WHAT IS REQUIRED.
Quote the listing below in its entirety.

>>

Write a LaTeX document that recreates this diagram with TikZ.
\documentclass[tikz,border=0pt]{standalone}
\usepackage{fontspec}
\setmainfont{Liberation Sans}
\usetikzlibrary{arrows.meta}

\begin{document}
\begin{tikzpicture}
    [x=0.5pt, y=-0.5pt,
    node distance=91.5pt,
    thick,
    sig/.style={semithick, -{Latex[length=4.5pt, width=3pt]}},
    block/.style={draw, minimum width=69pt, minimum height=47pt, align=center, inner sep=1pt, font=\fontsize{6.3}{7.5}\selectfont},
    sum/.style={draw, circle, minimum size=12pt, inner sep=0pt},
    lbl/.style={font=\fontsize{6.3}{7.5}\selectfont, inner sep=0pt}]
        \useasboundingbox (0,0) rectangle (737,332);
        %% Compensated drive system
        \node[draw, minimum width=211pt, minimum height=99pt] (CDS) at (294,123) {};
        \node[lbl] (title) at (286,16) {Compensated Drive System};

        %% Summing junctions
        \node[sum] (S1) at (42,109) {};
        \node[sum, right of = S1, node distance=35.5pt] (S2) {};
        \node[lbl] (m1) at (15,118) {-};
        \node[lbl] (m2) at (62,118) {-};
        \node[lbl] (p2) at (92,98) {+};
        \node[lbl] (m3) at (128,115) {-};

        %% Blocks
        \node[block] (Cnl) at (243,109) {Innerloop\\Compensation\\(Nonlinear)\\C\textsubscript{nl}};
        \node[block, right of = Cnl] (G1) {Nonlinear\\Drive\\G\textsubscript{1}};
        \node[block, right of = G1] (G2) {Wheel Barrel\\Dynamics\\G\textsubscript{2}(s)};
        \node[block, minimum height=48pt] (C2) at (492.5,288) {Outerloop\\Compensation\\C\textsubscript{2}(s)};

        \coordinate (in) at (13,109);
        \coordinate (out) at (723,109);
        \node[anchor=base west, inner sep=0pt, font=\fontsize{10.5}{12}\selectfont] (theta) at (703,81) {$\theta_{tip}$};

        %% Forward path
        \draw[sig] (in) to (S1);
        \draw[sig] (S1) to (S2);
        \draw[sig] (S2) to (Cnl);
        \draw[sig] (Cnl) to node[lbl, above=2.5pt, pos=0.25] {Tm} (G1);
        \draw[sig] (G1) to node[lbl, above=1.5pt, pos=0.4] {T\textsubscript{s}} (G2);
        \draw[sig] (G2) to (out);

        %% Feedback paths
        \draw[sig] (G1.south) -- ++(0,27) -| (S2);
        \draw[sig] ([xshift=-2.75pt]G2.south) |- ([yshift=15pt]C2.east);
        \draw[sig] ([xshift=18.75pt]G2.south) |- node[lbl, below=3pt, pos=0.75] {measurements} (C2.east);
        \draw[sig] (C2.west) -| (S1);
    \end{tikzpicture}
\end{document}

<<

TASK RESPONSE.
Write a LaTeX document that recreates this diagram with TikZ.
\documentclass[tikz,border=0pt]{standalone}
\usepackage{fontspec}
\setmainfont{Liberation Sans}
\usetikzlibrary{arrows.meta}

\begin{document}
\begin{tikzpicture}
    [x=0.5pt, y=-0.5pt,
    node distance=91.5pt,
    thick,
    sig/.style={semithick, -{Latex[length=4.5pt, width=3pt]}},
    block/.style={draw, minimum width=69pt, minimum height=47pt, align=center, inner sep=1pt, font=\fontsize{6.3}{7.5}\selectfont},
    sum/.style={draw, circle, minimum size=12pt, inner sep=0pt},
    lbl/.style={font=\fontsize{6.3}{7.5}\selectfont, inner sep=0pt}]
        \useasboundingbox (0,0) rectangle (737,332);
        %% Compensated drive system
        \node[draw, minimum width=211pt, minimum height=99pt] (CDS) at (294,123) {};
        \node[lbl] (title) at (286,16) {Compensated Drive System};

        %% Summing junctions
        \node[sum] (S1) at (42,109) {};
        \node[sum, right of = S1, node distance=35.5pt] (S2) {};
        \node[lbl] (m1) at (15,118) {-};
        \node[lbl] (m2) at (62,118) {-};
        \node[lbl] (p2) at (92,98) {+};
        \node[lbl] (m3) at (128,115) {-};

        %% Blocks
        \node[block] (Cnl) at (243,109) {Innerloop\\Compensation\\(Nonlinear)\\C\textsubscript{nl}};
        \node[block, right of = Cnl] (G1) {Nonlinear\\Drive\\G\textsubscript{1}};
        \node[block, right of = G1] (G2) {Wheel Barrel\\Dynamics\\G\textsubscript{2}(s)};
        \node[block, minimum height=48pt] (C2) at (492.5,288) {Outerloop\\Compensation\\C\textsubscript{2}(s)};

        \coordinate (in) at (13,109);
        \coordinate (out) at (723,109);
        \node[anchor=base west, inner sep=0pt, font=\fontsize{10.5}{12}\selectfont] (theta) at (703,81) {$\theta_{tip}$};

        %% Forward path
        \draw[sig] (in) to (S1);
        \draw[sig] (S1) to (S2);
        \draw[sig] (S2) to (Cnl);
        \draw[sig] (Cnl) to node[lbl, above=2.5pt, pos=0.25] {Tm} (G1);
        \draw[sig] (G1) to node[lbl, above=1.5pt, pos=0.4] {T\textsubscript{s}} (G2);
        \draw[sig] (G2) to (out);

        %% Feedback paths
        \draw[sig] (G1.south) -- ++(0,27) -| (S2);
        \draw[sig] ([xshift=-2.75pt]G2.south) |- ([yshift=15pt]C2.east);
        \draw[sig] ([xshift=18.75pt]G2.south) |- node[lbl, below=3pt, pos=0.75] {measurements} (C2.east);
        \draw[sig] (C2.west) -| (S1);
    \end{tikzpicture}
\end{document}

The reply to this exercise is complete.